Written exercise. Copy out all the lines exactly. Omit pictures.

Dataset section.
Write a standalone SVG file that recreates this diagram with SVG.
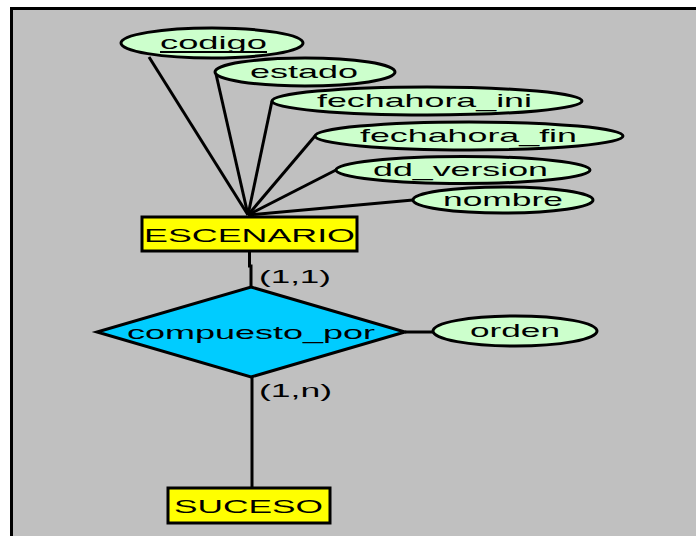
<svg xmlns="http://www.w3.org/2000/svg" width="696" height="536" viewBox="0 0 696 536">
  <style>
    .attr { fill: #ccffcc; stroke: #000; stroke-width: 3; }
    .ent { fill: #ffff00; stroke: #000; stroke-width: 3; }
    .rel { fill: #00ccff; stroke: #000; stroke-width: 3; stroke-linejoin: miter; }
    .lbl { font-family: "Liberation Sans", Arial, sans-serif; font-size: 19px; fill: #000; }
    .card { font-family: "Liberation Sans", Arial, sans-serif; font-size: 18px; fill: #000; }
    #connectors line, #connectors path { stroke: #000; stroke-width: 3; fill: none; }
  </style>

  <!-- canvas -->
  <rect x="0" y="0" width="696" height="536" fill="#ffffff"/>
  <rect x="11" y="9" width="690" height="532" fill="#c0c0c0"/>
  <path d="M11.5 536 V8.5 H696" fill="none" stroke="#000" stroke-width="3"/>

  <g id="connectors">
    <line x1="149" y1="57" x2="248" y2="215"/>
    <line x1="216" y1="74" x2="248" y2="215"/>
    <line x1="272" y1="101" x2="248" y2="215"/>
    <line x1="315" y1="136" x2="248" y2="215"/>
    <line x1="336" y1="170" x2="248" y2="215"/>
    <line x1="413" y1="200" x2="248" y2="215"/>
    <path d="M249.5 251 V266 H251 V288"/>
    <line x1="405" y1="332" x2="434" y2="332"/>
    <line x1="252" y1="377" x2="252" y2="489"/>
  </g>

  <g id="codigo">
    <ellipse class="attr" cx="212" cy="43" rx="91" ry="15"/>
    <text class="lbl" x="160" y="49" textLength="107" lengthAdjust="spacingAndGlyphs">codigo</text>
    <line x1="160" y1="52" x2="267" y2="52" stroke="#000" stroke-width="2"/>
  </g>
  <g id="estado">
    <ellipse class="attr" cx="305" cy="72" rx="90" ry="14"/>
    <text class="lbl" x="250" y="78" textLength="108" lengthAdjust="spacingAndGlyphs">estado</text>
  </g>
  <g id="fechahora_ini">
    <ellipse class="attr" cx="427" cy="101" rx="155" ry="14"/>
    <text class="lbl" x="317" y="107" textLength="215" lengthAdjust="spacingAndGlyphs">fechahora_ini</text>
  </g>
  <g id="fechahora_fin">
    <ellipse class="attr" cx="469" cy="136" rx="154" ry="14"/>
    <text class="lbl" x="360" y="142" textLength="217" lengthAdjust="spacingAndGlyphs">fechahora_fin</text>
  </g>
  <g id="dd_version">
    <ellipse class="attr" cx="463" cy="170" rx="127" ry="13.5"/>
    <text class="lbl" x="373" y="176" textLength="175" lengthAdjust="spacingAndGlyphs">dd_version</text>
  </g>
  <g id="nombre">
    <ellipse class="attr" cx="503" cy="200" rx="90" ry="13"/>
    <text class="lbl" x="443" y="206" textLength="120" lengthAdjust="spacingAndGlyphs">nombre</text>
  </g>

  <g id="ESCENARIO">
    <rect class="ent" x="142" y="217" width="215" height="34"/>
    <text class="lbl" x="144" y="242" textLength="211" lengthAdjust="spacingAndGlyphs">ESCENARIO</text>
  </g>

  <text class="card" x="259" y="283" textLength="72" lengthAdjust="spacingAndGlyphs">(1,1)</text>

  <g id="compuesto_por">
    <polygon class="rel" points="251,287 405,332 251,377 97,332"/>
    <text class="lbl" x="127" y="339" textLength="248" lengthAdjust="spacingAndGlyphs">compuesto_por</text>
  </g>

  <g id="orden">
    <ellipse class="attr" cx="515" cy="331" rx="82" ry="15"/>
    <text class="lbl" x="470" y="337" textLength="90" lengthAdjust="spacingAndGlyphs">orden</text>
  </g>

  <text class="card" x="259" y="397" textLength="73" lengthAdjust="spacingAndGlyphs">(1,n)</text>

  <g id="SUCESO">
    <rect class="ent" x="168" y="488" width="162" height="35"/>
    <text class="lbl" x="174" y="513" textLength="149" lengthAdjust="spacingAndGlyphs">SUCESO</text>
  </g>
</svg>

Answer to the exercise.
Write a standalone SVG file that recreates this diagram with SVG.
<svg xmlns="http://www.w3.org/2000/svg" width="696" height="536" viewBox="0 0 696 536">
  <style>
    .attr { fill: #ccffcc; stroke: #000; stroke-width: 3; }
    .ent { fill: #ffff00; stroke: #000; stroke-width: 3; }
    .rel { fill: #00ccff; stroke: #000; stroke-width: 3; stroke-linejoin: miter; }
    .lbl { font-family: "Liberation Sans", Arial, sans-serif; font-size: 19px; fill: #000; }
    .card { font-family: "Liberation Sans", Arial, sans-serif; font-size: 18px; fill: #000; }
    #connectors line, #connectors path { stroke: #000; stroke-width: 3; fill: none; }
  </style>

  <!-- canvas -->
  <rect x="0" y="0" width="696" height="536" fill="#ffffff"/>
  <rect x="11" y="9" width="690" height="532" fill="#c0c0c0"/>
  <path d="M11.5 536 V8.5 H696" fill="none" stroke="#000" stroke-width="3"/>

  <g id="connectors">
    <line x1="149" y1="57" x2="248" y2="215"/>
    <line x1="216" y1="74" x2="248" y2="215"/>
    <line x1="272" y1="101" x2="248" y2="215"/>
    <line x1="315" y1="136" x2="248" y2="215"/>
    <line x1="336" y1="170" x2="248" y2="215"/>
    <line x1="413" y1="200" x2="248" y2="215"/>
    <path d="M249.5 251 V266 H251 V288"/>
    <line x1="405" y1="332" x2="434" y2="332"/>
    <line x1="252" y1="377" x2="252" y2="489"/>
  </g>

  <g id="codigo">
    <ellipse class="attr" cx="212" cy="43" rx="91" ry="15"/>
    <text class="lbl" x="160" y="49" textLength="107" lengthAdjust="spacingAndGlyphs">codigo</text>
    <line x1="160" y1="52" x2="267" y2="52" stroke="#000" stroke-width="2"/>
  </g>
  <g id="estado">
    <ellipse class="attr" cx="305" cy="72" rx="90" ry="14"/>
    <text class="lbl" x="250" y="78" textLength="108" lengthAdjust="spacingAndGlyphs">estado</text>
  </g>
  <g id="fechahora_ini">
    <ellipse class="attr" cx="427" cy="101" rx="155" ry="14"/>
    <text class="lbl" x="317" y="107" textLength="215" lengthAdjust="spacingAndGlyphs">fechahora_ini</text>
  </g>
  <g id="fechahora_fin">
    <ellipse class="attr" cx="469" cy="136" rx="154" ry="14"/>
    <text class="lbl" x="360" y="142" textLength="217" lengthAdjust="spacingAndGlyphs">fechahora_fin</text>
  </g>
  <g id="dd_version">
    <ellipse class="attr" cx="463" cy="170" rx="127" ry="13.5"/>
    <text class="lbl" x="373" y="176" textLength="175" lengthAdjust="spacingAndGlyphs">dd_version</text>
  </g>
  <g id="nombre">
    <ellipse class="attr" cx="503" cy="200" rx="90" ry="13"/>
    <text class="lbl" x="443" y="206" textLength="120" lengthAdjust="spacingAndGlyphs">nombre</text>
  </g>

  <g id="ESCENARIO">
    <rect class="ent" x="142" y="217" width="215" height="34"/>
    <text class="lbl" x="144" y="242" textLength="211" lengthAdjust="spacingAndGlyphs">ESCENARIO</text>
  </g>

  <text class="card" x="259" y="283" textLength="72" lengthAdjust="spacingAndGlyphs">(1,1)</text>

  <g id="compuesto_por">
    <polygon class="rel" points="251,287 405,332 251,377 97,332"/>
    <text class="lbl" x="127" y="339" textLength="248" lengthAdjust="spacingAndGlyphs">compuesto_por</text>
  </g>

  <g id="orden">
    <ellipse class="attr" cx="515" cy="331" rx="82" ry="15"/>
    <text class="lbl" x="470" y="337" textLength="90" lengthAdjust="spacingAndGlyphs">orden</text>
  </g>

  <text class="card" x="259" y="397" textLength="73" lengthAdjust="spacingAndGlyphs">(1,n)</text>

  <g id="SUCESO">
    <rect class="ent" x="168" y="488" width="162" height="35"/>
    <text class="lbl" x="174" y="513" textLength="149" lengthAdjust="spacingAndGlyphs">SUCESO</text>
  </g>
</svg>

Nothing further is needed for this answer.